Falling values are only part of the problem. About $1.3 trillion worth of commercial real estate loans will come due by the end of 2025, according to MSCI Real Assets. Most borrowers will need new loans to pay off their old ones, and lenders are being much more careful than they were a few years ago. In the worst-case scenario, borrowers can’t refinance, banks report losses and-in a repeat of what happened at Silicon Valley Bank and First Republic in the spring-nervous depositors start pulling their money out, sending banks to the edge.
Real estate is cyclical. Building a skyscraper typically takes years, and a lot can happen from the time a developer puts capital at risk to when the property starts generating returns.

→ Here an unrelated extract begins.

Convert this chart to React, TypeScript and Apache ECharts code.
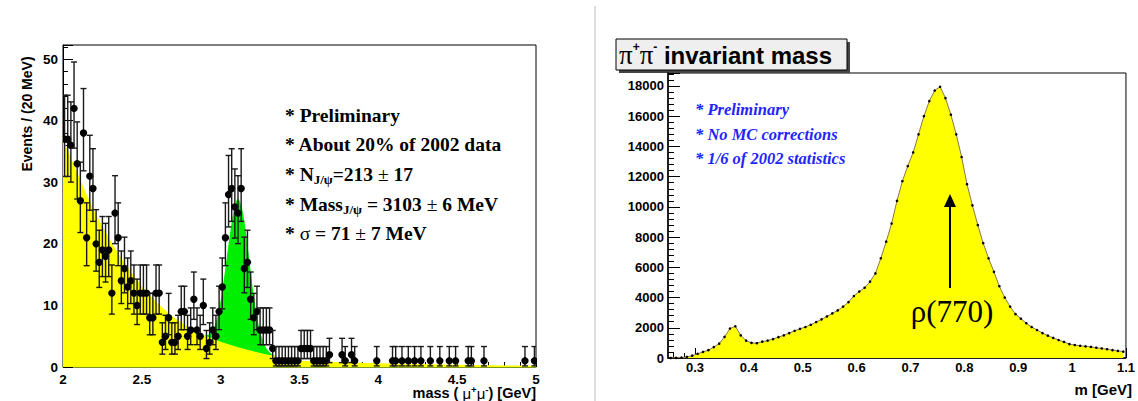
import React, { useEffect, useRef } from "react";
import * as echarts from "echarts";

// ---------- Left panel: mu+mu- mass, 20 MeV bins from 2.0 to 5.0 GeV ----------
const JPSI_BIN_START = 2.0;
const JPSI_BIN_WIDTH = 0.02;
const JPSI_COUNTS = [
  37, 37, 36, 42, 33, 27, 38, 21, 31, 29,
  20, 17, 19, 18, 19, 12, 25, 21, 14, 16,
  13, 14, 12, 10, 12, 12, 12, 8, 8, 12,
  12, 4, 5, 8, 4, 4, 5, 9, 9, 5,
  6, 11, 6, 5, 10, 3, 4, 6, 5, 9,
  13, 21, 28, 29, 26, 25, 29, 16, 17, 11,
  8, 9, 6, 6, 6, 6, 3, 1, 1, 1,
  1, 1, 1, 1, 1, 3, 3, 3, 3, 1,
  1, 1, 1, 1, 2, 0, 0, 0, 2, 1,
  0, 2, 1, 0, 0, 0, 0, 0, 0, 1,
  0, 0, 0, 0, 1, 1, 0, 1, 0, 1,
  0, 1, 0, 1, 0, 0, 1, 0, 0, 1,
  0, 0, 1, 0, 1, 0, 0, 0, 1, 1,
  0, 0, 0, 1, 0, 0, 0, 0, 0, 0,
  0, 0, 0, 0, 0, 0, 1, 0, 0, 1,
];

// background fit (yellow)
const BKG_CURVE: [number, number][] = [
  [2.0, 37], [2.05, 34], [2.1, 31], [2.15, 28], [2.2, 25.2], [2.3, 20.5],
  [2.4, 16.5], [2.5, 13.1], [2.6, 10.3], [2.7, 8.1], [2.8, 6.4], [2.9, 5.1],
  [3.0, 4.1], [3.1, 3.3], [3.2, 2.6], [3.3, 2.0], [3.34, 1.85], [3.36, 1.2],
  [3.5, 1.0], [3.7, 0.85], [4.0, 0.6], [4.5, 0.35], [5.0, 0.2],
];

// signal + background (green)
const SIG_CURVE: [number, number][] = [
  [2.9, 5.1], [2.93, 5.3], [2.96, 6.5], [2.98, 8.2], [3.0, 10.8], [3.02, 14.2],
  [3.04, 18.0], [3.06, 21.8], [3.08, 25.0], [3.1, 27.0], [3.11, 27.3], [3.12, 27.0],
  [3.14, 25.2], [3.16, 22.0], [3.18, 17.8], [3.2, 13.5], [3.22, 9.8], [3.24, 6.9],
  [3.26, 4.9], [3.28, 3.5], [3.3, 2.7], [3.32, 2.2], [3.34, 1.9], [3.35, 1.2],
];

// ---------- Right panel: pi+pi- invariant mass, 10 MeV bins from 0.25 to 1.10 GeV ----------
const PIPI_BIN_START = 0.25;
const PIPI_BIN_WIDTH = 0.01;
const PIPI_COUNTS = [
  0, 10, 30, 70, 150, 280, 400, 520, 720, 950,
  1400, 1950, 2100, 1500, 1150, 1000, 980, 1080, 1150, 1250,
  1380, 1500, 1650, 1800, 1930, 2050, 2200, 2380, 2560, 2750,
  2950, 3150, 3400, 3700, 4100, 4400, 4650, 5050, 5600, 6600,
  7700, 8900, 10400, 11700, 12700, 13600, 14800, 16000, 17000, 17700,
  17950, 17200, 16100, 14800, 13300, 11500, 10100, 8800, 7600, 6600,
  5700, 4750, 4000, 3400, 2900, 2600, 2300, 2050, 1850, 1650,
  1480, 1330, 1190, 1060, 920, 860, 810, 770, 730, 680,
  630, 580, 520, 470, 420,
];

const PIPI_X_TICKS = [0.3, 0.4, 0.5, 0.6, 0.7, 0.8, 0.9, 1.0, 1.1];
const PIPI_X_MINOR_TICKS = [
  0.26, 0.28, 0.32, 0.34, 0.36, 0.38, 0.42, 0.44, 0.46, 0.48, 0.52, 0.54, 0.56, 0.58,
  0.62, 0.64, 0.66, 0.68, 0.72, 0.74, 0.76, 0.78, 0.82, 0.84, 0.86, 0.88, 0.92, 0.94,
  0.96, 0.98, 1.02, 1.04, 1.06, 1.08,
];

const SANS = "'Liberation Sans', Arial, Helvetica, sans-serif";
const SERIF = "'Liberation Serif', 'Times New Roman', serif";

// Poisson (Gehrels) interval for a count
function poissonInterval(n: number): [number, number] {
  const hi = n + 1 + Math.sqrt(n + 0.75);
  const lo = n > 0 ? n * Math.pow(1 - 1 / (9 * n) - 1 / (3 * Math.sqrt(n)), 3) : 0;
  return [lo, hi];
}

export default function App() {
  const ref = useRef<HTMLDivElement>(null);

  useEffect(() => {
    if (!ref.current) return;
    const chart = echarts.init(ref.current, undefined, { renderer: "svg" });

    const jpsiPoints = JPSI_COUNTS.map((n, i) => {
      const x = JPSI_BIN_START + JPSI_BIN_WIDTH * (i + 0.5);
      const [lo, hi] = poissonInterval(n);
      return [x, n, lo, hi];
    }).filter((d) => d[1] > 0);

    const pipiData = PIPI_COUNTS.map((n, i) => [
      PIPI_BIN_START + PIPI_BIN_WIDTH * (i + 0.5),
      n,
    ]);

    const axisLabelStyle = {
      color: "#000",
      fontFamily: SANS,
      fontWeight: "bold" as const,
      fontSize: 13,
    };

    const mainB = { fontFamily: SERIF, fontWeight: "bold", fontSize: 19.5, lineHeight: 24, fill: "#000" };
    const subB = { fontFamily: SERIF, fontWeight: "bold", fontSize: 13, lineHeight: 9, verticalAlign: "bottom", fill: "#000" };
    const pmN = { fontFamily: SERIF, fontWeight: "normal", fontSize: 19.5, lineHeight: 24, fill: "#000" };

    const leftNote = (y: number, text: string) => ({
      type: "text",
      silent: true,
      x: 285,
      y,
      style: {
        text,
        x: 0,
        y: 0,
        fill: "#000",
        font: `bold 19.5px ${SERIF}`,
        align: "left",
        verticalAlign: "middle",
        textAlign: "left",
        textVerticalAlign: "middle",
        rich: { b: mainB, s: subB, p: pmN },
      },
    });

    const blueNote = (y: number, text: string) => ({
      type: "text",
      silent: true,
      x: 695,
      y,
      style: {
        text,
        x: 0,
        y: 0,
        fill: "#2424ff",
        fontFamily: SERIF,
        fontWeight: "bold",
        fontStyle: "italic",
        fontSize: 16.5,
        align: "left",
        verticalAlign: "middle",
        textAlign: "left",
        textVerticalAlign: "middle",
      },
    });

    const option: any = {
      animation: false,
      backgroundColor: "#fff",
      grid: [
        { left: 63, right: 1138 - 536, top: 45, bottom: 401 - 367, show: true, borderColor: "#000", borderWidth: 1, backgroundColor: "transparent" },
        { left: 668, right: 1138 - 1132, top: 73, bottom: 401 - 358, show: true, borderColor: "#000", borderWidth: 1, backgroundColor: "transparent" },
      ],
      xAxis: [
        {
          gridIndex: 0,
          type: "value",
          min: 2,
          max: 5,
          interval: 0.5,
          axisLine: { show: true, lineStyle: { color: "#7ca000", width: 1.5 } },
          axisTick: { show: true, inside: true, length: 9, lineStyle: { color: "#000" } },
          minorTick: { show: true, splitNumber: 5, length: 5, lineStyle: { color: "#000" } },
          splitLine: { show: false },
          axisLabel: { ...axisLabelStyle, fontSize: 13.5, margin: 5, formatter: (v: number) => String(v) },
        },
        {
          gridIndex: 1,
          type: "value",
          min: 0.25,
          max: 1.1,
          position: "bottom",
          axisLine: { show: true, lineStyle: { color: "#000", width: 1.5 } },
          axisTick: { show: true, inside: true, length: 10, customValues: PIPI_X_TICKS, lineStyle: { color: "#000" } },
          splitLine: { show: false },
          axisLabel: { ...axisLabelStyle, margin: 3, customValues: PIPI_X_TICKS, formatter: (v: number) => String(v) },
        },
        {
          gridIndex: 1,
          type: "value",
          min: 0.25,
          max: 1.1,
          position: "bottom",
          axisLine: { show: false },
          axisTick: { show: true, inside: true, length: 5, customValues: PIPI_X_MINOR_TICKS, lineStyle: { color: "#000" } },
          splitLine: { show: false },
          axisLabel: { show: false },
        },
      ],
      yAxis: [
        {
          gridIndex: 0,
          type: "value",
          min: 0,
          max: 52.3,
          interval: 10,
          axisLine: { show: true, lineStyle: { color: "#000", width: 1 } },
          axisTick: { show: true, inside: true, length: 10, lineStyle: { color: "#000" } },
          minorTick: { show: true, splitNumber: 5, length: 5, lineStyle: { color: "#000" } },
          splitLine: { show: false },
          axisLabel: { ...axisLabelStyle, fontSize: 13.5, margin: 5, showMaxLabel: false, formatter: (v: number) => String(v) },
        },
        {
          gridIndex: 1,
          type: "value",
          min: 0,
          max: 18860,
          interval: 2000,
          axisLine: { show: true, lineStyle: { color: "#000", width: 1.5 } },
          axisTick: { show: true, inside: true, length: 12, lineStyle: { color: "#000" } },
          minorTick: { show: true, splitNumber: 5, length: 6, lineStyle: { color: "#000" } },
          splitLine: { show: false },
          axisLabel: { ...axisLabelStyle, margin: 4, showMaxLabel: false, formatter: (v: number) => String(v) },
        },
      ],
      series: [
        {
          type: "line",
          xAxisIndex: 0,
          yAxisIndex: 0,
          data: SIG_CURVE,
          symbol: "none",
          smooth: 0.3,
          lineStyle: { width: 0 },
          areaStyle: { color: "#00ee00", opacity: 1 },
          z: 1,
          silent: true,
        },
        {
          type: "line",
          xAxisIndex: 0,
          yAxisIndex: 0,
          data: BKG_CURVE,
          symbol: "none",
          lineStyle: { width: 0 },
          areaStyle: { color: "#ffff00", opacity: 1 },
          z: 2,
          silent: true,
        },
        {
          type: "custom",
          xAxisIndex: 0,
          yAxisIndex: 0,
          data: jpsiPoints,
          clip: true,
          z: 3,
          silent: true,
          renderItem: (params: any, api: any) => {
            const x = api.value(0);
            const y = api.value(1);
            const lo = api.value(2);
            const hi = api.value(3);
            const p = api.coord([x, y]);
            const pl = api.coord([x, lo]);
            const ph = api.coord([x, hi]);
            const st = { stroke: "#1a1a1a", lineWidth: 1.4 };
            return {
              type: "group",
              children: [
                { type: "line", shape: { x1: p[0], y1: pl[1], x2: p[0], y2: ph[1] }, style: st },
                { type: "line", shape: { x1: p[0] - 3, y1: ph[1], x2: p[0] + 3, y2: ph[1] }, style: st },
                { type: "line", shape: { x1: p[0] - 3, y1: pl[1], x2: p[0] + 3, y2: pl[1] }, style: st },
                { type: "circle", shape: { cx: p[0], cy: p[1], r: 3.7 }, style: { fill: "#000" } },
              ],
            };
          },
        },
        {
          type: "line",
          xAxisIndex: 1,
          yAxisIndex: 1,
          data: pipiData,
          symbol: "circle",
          symbolSize: 2.6,
          showSymbol: true,
          showAllSymbol: true,
          itemStyle: { color: "#000" },
          lineStyle: { color: "#8a7650", width: 1 },
          areaStyle: { color: "#ffff00", opacity: 1 },
          z: 2,
          silent: true,
        },
      ],
      graphic: [
        // separator between the two panels
        { type: "line", silent: true, shape: { x1: 595, y1: 6, x2: 595, y2: 401 }, style: { stroke: "#d2d2d2", lineWidth: 1.5 } },
        // left y axis title
        {
          type: "text",
          silent: true,
          x: 27,
          y: 114,
          rotation: Math.PI / 2,
          style: {
            text: "Events / (20 MeV)",
            x: 0,
            y: 0,
            fill: "#000",
            font: `bold 14px ${SANS}`,
            align: "center",
            verticalAlign: "middle",
            textAlign: "center",
            textVerticalAlign: "middle",
          },
        },
        // left x axis title
        {
          type: "text",
          silent: true,
          x: 536,
          y: 393,
          style: {
            text: "{b|mass ( }{m|μ}{u|+}{m|μ}{u|-}{b|) [GeV]}",
            x: 0,
            y: 0,
            fill: "#000",
            font: `bold 14.5px ${SANS}`,
            align: "right",
            verticalAlign: "middle",
            textAlign: "right",
            textVerticalAlign: "middle",
            rich: {
              b: { fontFamily: SANS, fontWeight: "bold", fontSize: 14.5, lineHeight: 17, fill: "#000" },
              m: { fontFamily: SANS, fontWeight: "normal", fontSize: 15, lineHeight: 17, fill: "#000" },
              u: { fontFamily: SANS, fontWeight: "bold", fontSize: 9.5, lineHeight: 8, verticalAlign: "top", fill: "#000" },
            },
          },
        },
        leftNote(115, "{b|* Preliminary}"),
        leftNote(144, "{b|* About 20% of 2002 data}"),
        leftNote(174, "{b|* N}{s|J/ψ}{b|=213 }{p|±}{b| 17}"),
        leftNote(204, "{b|* Mass}{s|J/ψ}{b| = 3103 }{p|±}{b| 6 MeV}"),
        leftNote(233, "{b|* }{p|σ}{b| = 71 }{p|±}{b| 7 MeV}"),
        // right title box with shadow
        { type: "rect", silent: true, shape: { x: 619, y: 42, width: 231, height: 31 }, style: { fill: "#444" } },
        { type: "rect", silent: true, shape: { x: 616, y: 39, width: 231, height: 31 }, style: { fill: "#efefef", stroke: "#000", lineWidth: 1 } },
        {
          type: "text",
          silent: true,
          x: 619,
          y: 55,
          style: {
            text: "{p|π}{u|+}{p|π}{u|-}{b| invariant mass}",
            x: 0,
            y: 0,
            fill: "#000",
            font: `bold 24px ${SANS}`,
            align: "left",
            verticalAlign: "middle",
            textAlign: "left",
            textVerticalAlign: "middle",
            rich: {
              p: { fontFamily: SERIF, fontWeight: "normal", fontSize: 27, lineHeight: 28, fill: "#000" },
              u: { fontFamily: SANS, fontWeight: "bold", fontSize: 12, lineHeight: 12, verticalAlign: "top", fill: "#000" },
              b: { fontFamily: SANS, fontWeight: "bold", fontSize: 24, lineHeight: 28, fill: "#000" },
            },
          },
        },
        blueNote(109, "* Preliminary"),
        blueNote(134, "* No MC corrections"),
        blueNote(158, "* 1/6 of 2002 statistics"),
        // right x axis title
        {
          type: "text",
          silent: true,
          x: 1132,
          y: 389,
          style: {
            text: "m [GeV]",
            x: 0,
            y: 0,
            fill: "#000",
            font: `bold 15px ${SANS}`,
            align: "right",
            verticalAlign: "middle",
            textAlign: "right",
            textVerticalAlign: "middle",
          },
        },
        // arrow and rho label
        { type: "line", silent: true, z: 10, shape: { x1: 950, y1: 288, x2: 950, y2: 204 }, style: { stroke: "#000", lineWidth: 2 } },
        { type: "polygon", silent: true, z: 10, shape: { points: [[944, 207], [956, 207], [950, 194]] }, style: { fill: "#000" } },
        {
          type: "text",
          silent: true,
          z: 10,
          x: 952,
          y: 311,
          style: {
            text: "ρ(770)",
            x: 0,
            y: 0,
            fill: "#000",
            font: `normal 31px ${SERIF}`,
            align: "center",
            verticalAlign: "middle",
            textAlign: "center",
            textVerticalAlign: "middle",
          },
        },
      ],
    };

    chart.setOption(option);
    return () => chart.dispose();
  }, []);

  return (
    <div
      ref={ref}
      style={{ position: "absolute", left: 0, top: 0, width: 1138, height: 401, background: "#fff" }}
    />
  );
}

Higher inflation can enhance the performance of real estate investments, because it helps landlords raise rents while debt costs stay fixed. But periods of easy lending tend to sow the seeds of future distress.
In the 1980s, higher interest rates pushed small lenders to make risky loans in hopes of generating the returns they needed to retain deposits, and new tax rules inflated values—until another set of tax changes deflated them. Fifteen years later, Wall Street went all in on securitizations, chopping up loans into pieces and packaging them to create securities that could be sold to investors-supposedly spreading out and limiting the risk to any one loan defaulting. In both cases a reckless pursuit of profit exploded into a financial crisis.

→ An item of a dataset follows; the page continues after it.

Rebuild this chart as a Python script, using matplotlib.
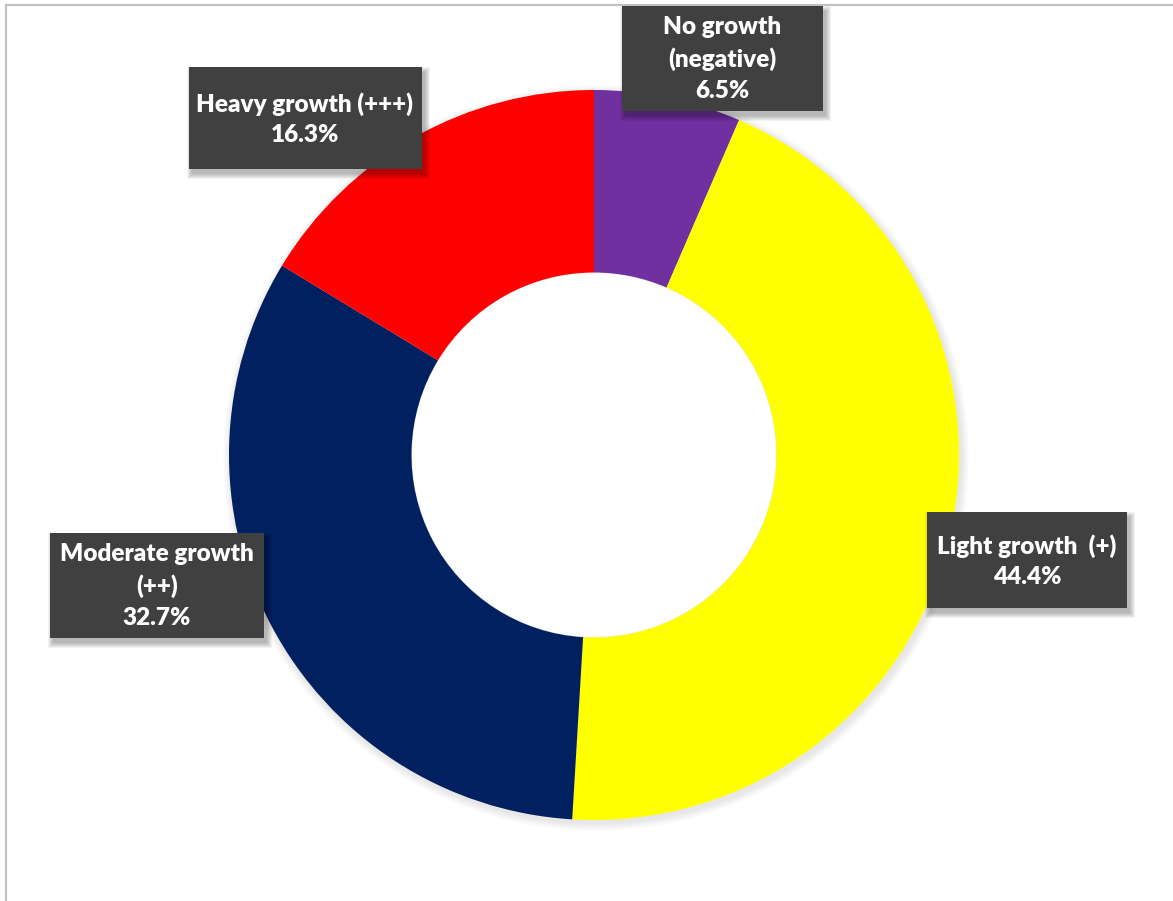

This time the root cause is different. Regulations put in place following the global financial crisis sought to curb Wall Street’s risk-taking. At the same time, 15 years of ultralow interest rates increased demand for the relatively safe, higher-yielding investments available in commercial real estate.
Then the pandemic hit in March 2020, and commercial real estate suddenly lost its status as a low-risk investment. Social distancing measures sapped consumer demand at retail shops, restaurants and hotels. Mass furloughs followed, raising fears that millions of Americans would struggle to pay rent, and financiers worried that mall owners, hoteliers and apartment landlords would miss debt payments.
Policymakers acted to defuse that crisis, authorizing huge stimulus spending and lowering interest rates even further. Flush consumers started new households and shopped more online, sending rents for apartments and e-commerce warehouses soaring. From March 2020 to July 2022, property values surged 30% in the US, where buildings representing three-fifths of the world’s $33 trillion in real estate assets are located. “It felt like we were dealing with a very fit athlete who had a heart attack and six weeks later was running marathons again,” says Acore Capital’s de Haan.
But the moves that averted the first crisis set the stage for the current one. Higher housing costs and increased consumer spending helped push inflation to levels not seen in four decades. In response the Federal Reserve reversed course and started rapidly raising rates. Higher borrowing costs slammed the real estate market to a halt, with sellers demanding the same exorbitant prices established during the pandemic boom and buyers arguing that increased mortgage rates meant prices had to come down.
Commercial mortgages function differently from the 30-year fixed-rate loans that form the bedrock of the US housing market. Investors borrow for shorter periods and structure loans with large balloon payments at the end. They’re designed to be refinanced, and if they aren’t, the owner FedExes the keys back to the lender. By the end of last year, the industry was bracing for jingle mail.